Jimbo, this 5-day chart of the TIPS ETF says it all, with the low point hitting at the exact time the auction closed on Thursday. This often seems to happen in the week of an auction, either positive or negative.
I was a buyer this time, I wasn’t expecting that high a yield but 10 basis points over 5 years isn’t going to make much a difference, really.
I bought the auctioned TIPS as inflation insurance. I’ll express in terms of purchasing power. At the total cost of 0.59% of my investment over the whole 4yr8mo, the other 99.41% of my investment is guaranteed to have unchanged purchasing power at the end of the 4yr8mo. Pretty cheap insurance, seems to me.
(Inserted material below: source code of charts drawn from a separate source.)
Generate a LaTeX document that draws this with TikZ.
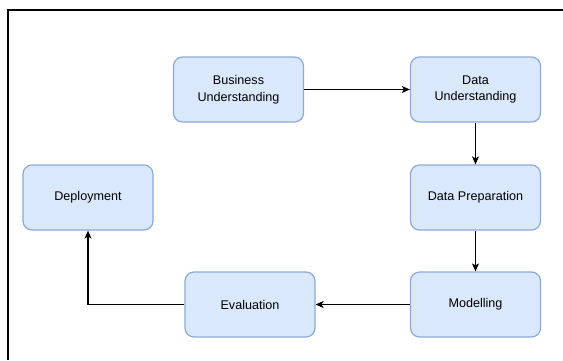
\documentclass[tikz,border=0pt]{standalone}
\usepackage{fontspec}
\setmainfont{Liberation Sans}
\usetikzlibrary{arrows.meta}
\definecolor{boxfill}{HTML}{DAE8FC}
\definecolor{boxline}{HTML}{8DAAD6}
\begin{document}
\begin{tikzpicture}[x=1pt,y=-1pt,
  stagebox/.style={draw=boxline, fill=boxfill, line width=1.2pt, rounded corners=9pt,
    minimum width=130pt, minimum height=65pt, inner sep=0pt, align=center,
    font=\fontsize{12.6pt}{16.5pt}\selectfont, text=black},
  flow/.style={line width=1.1pt, -{Stealth[length=8pt,width=7pt,inset=2pt]}}]
\useasboundingbox (0,0) rectangle (563,360);
\draw[line width=2pt] (8,360) -- (8,10) -- (563,10);
\node[stagebox] (bu)  at (238.5,89.5)  {Business\\Understanding};
\node[stagebox] (du)  at (475.5,89.5)  {Data\\Understanding};
\node[stagebox] (dp)  at (475.5,197.5) {Data Preparation};
\node[stagebox] (dep) at (88,197.5)    {Deployment};
\node[stagebox] (ev)  at (250,304.5)   {Evaluation};
\node[stagebox] (mo)  at (475.5,304.5) {Modelling};
\draw[flow] (bu) -- (du);
\draw[flow] (du) -- (dp);
\draw[flow] (dp) -- (mo);
\draw[flow] (mo) -- (ev);
\draw[flow] (ev.west) -| (dep.south);
\end{tikzpicture}
\end{document}
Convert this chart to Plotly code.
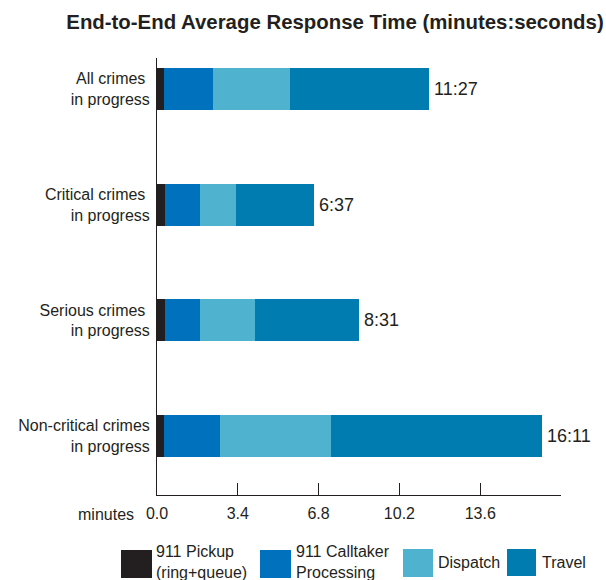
import plotly.graph_objects as go

# Crime categories (top to bottom) and phase durations in seconds
categories = [
    "All crimes\u00a0<br>in progress",
    "Critical crimes\u00a0<br>in progress",
    "Serious crimes\u00a0<br>in progress",
    "Non-critical crimes<br>in progress",
]
pickup_s = [18, 19, 19, 18]
calltaker_s = [124, 89, 90, 140]
dispatch_s = [195, 92, 138, 282]
travel_s = [350, 197, 264, 531]

phase_names = ["911 Pickup<br>(ring+queue)", "911 Calltaker<br>Processing", "Dispatch", "Travel"]
phase_colors = ["#231f20", "#0071bc", "#4fb3cf", "#007cb0"]
x_ticks = [0.0, 3.4, 6.8, 10.2, 13.6]

TEXT = "#231f20"
FONT = "Liberation Sans, Arial, sans-serif"

W, H = 606, 580
L, R, T, B = 157, 45, 58, 85

fig = go.Figure()
series = [pickup_s, calltaker_s, dispatch_s, travel_s]
for name, color, secs in zip(phase_names, phase_colors, series):
    fig.add_trace(go.Bar(
        y=categories,
        x=[s / 60 for s in secs],
        orientation="h",
        name=name,
        marker=dict(color=color, line=dict(width=0)),
        width=0.363,
        showlegend=False,
        hoverinfo="skip",
    ))

# Total time labels at the end of each bar (mm:ss)
totals = [sum(v) for v in zip(*series)]
for cat, tot in zip(categories, totals):
    fig.add_annotation(
        x=tot / 60, y=cat, xref="x", yref="y",
        text=f"{tot // 60}:{tot % 60:02d}",
        showarrow=False, xanchor="left", xshift=3,
        font=dict(family=FONT, size=18, color=TEXT),
    )

# Hand-drawn legend along the bottom
def px_to_paper(px, py):
    return (px - L) / (W - L - R), (H - B - py) / (H - T - B)

legend_items = [
    (121, 550, 152, 578, 154),
    (260, 550, 291, 578, 294),
    (403, 549, 433, 577, 436),
    (507, 549, 536, 576, 540),
]
for (x0, y0, x1, y1, tx), name, color in zip(legend_items, phase_names, phase_colors):
    ax0, ay0 = px_to_paper(x0, y1)
    ax1, ay1 = px_to_paper(x1, y0)
    fig.add_shape(type="rect", xref="paper", yref="paper",
                  x0=ax0, y0=ay0, x1=ax1, y1=ay1,
                  fillcolor=color, line=dict(width=0))
    tx_p, ty_p = px_to_paper(tx, 562)
    fig.add_annotation(x=tx_p, y=ty_p, xref="paper", yref="paper",
                       text=name, showarrow=False, xanchor="left", yanchor="middle",
                       align="left", font=dict(family=FONT, size=16, color=TEXT))

# "minutes" axis caption
mx, my = px_to_paper(136, 514)
fig.add_annotation(x=mx, y=my, xref="paper", yref="paper", text="minutes",
                   showarrow=False, xanchor="right", yanchor="middle",
                   font=dict(family=FONT, size=16, color=TEXT))

fig.update_layout(
    width=W, height=H,
    margin=dict(l=L, r=R, t=T, b=B, autoexpand=False),
    barmode="stack",
    bargap=0,
    plot_bgcolor="white",
    paper_bgcolor="white",
    showlegend=False,
    title=dict(
        text="<b>End-to-End Average Response Time (minutes:seconds)</b>",
        x=335 / W, xanchor="center", y=1 - 22 / H, yanchor="middle",
        xref="container", yref="container",
        font=dict(family=FONT, size=20.4, color=TEXT),
    ),
    xaxis=dict(
        range=[0, 17],
        tickvals=x_ticks,
        ticktext=[f"{v:.1f}" for v in x_ticks],
        ticks="inside", ticklen=12, tickcolor=TEXT, tickwidth=1,
        showline=True, linecolor=TEXT, linewidth=1,
        showgrid=False, zeroline=False,
        tickfont=dict(family=FONT, size=16, color=TEXT),
        ticklabelstandoff=4,
    ),
    yaxis=dict(
        categoryorder="array", categoryarray=categories,
        range=[3.51, -0.27],
        showline=True, linecolor=TEXT, linewidth=1,
        showgrid=False, zeroline=False, ticks="",
        tickfont=dict(family=FONT, size=16, color=TEXT),
        ticklabelstandoff=3,
    ),
)

fig.write_html("out.html")
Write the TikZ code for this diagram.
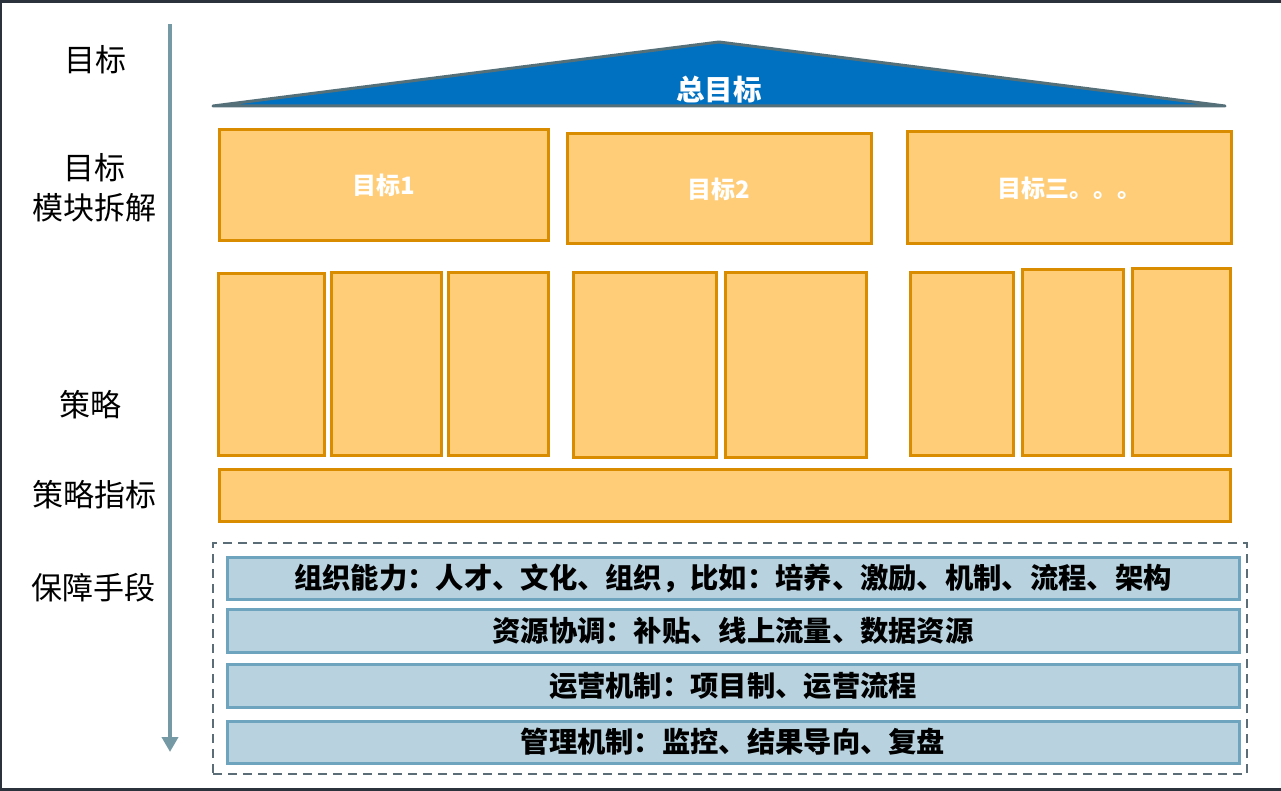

And don’t forget http://showrealhist.com/yTRIAL.html
Thanks Bob, I made an adjustment to that sentence to note the accrued inflation. When I wrote the first post, the announcement hadn’t been released yet.
Saying “$102.18 per $100 of value” overstates the cost. As of 8/30/2013 these TIPS have an index ratio of 1.00998 meaning the CPI has increased about 1% since their “Dated Date” of 4/15/2013. It would be more correct, therefore, to say “$101.17 per $100 of value” or “$102.18 per $101.17” of value. (These figures are all shown on the Treasury announcement.)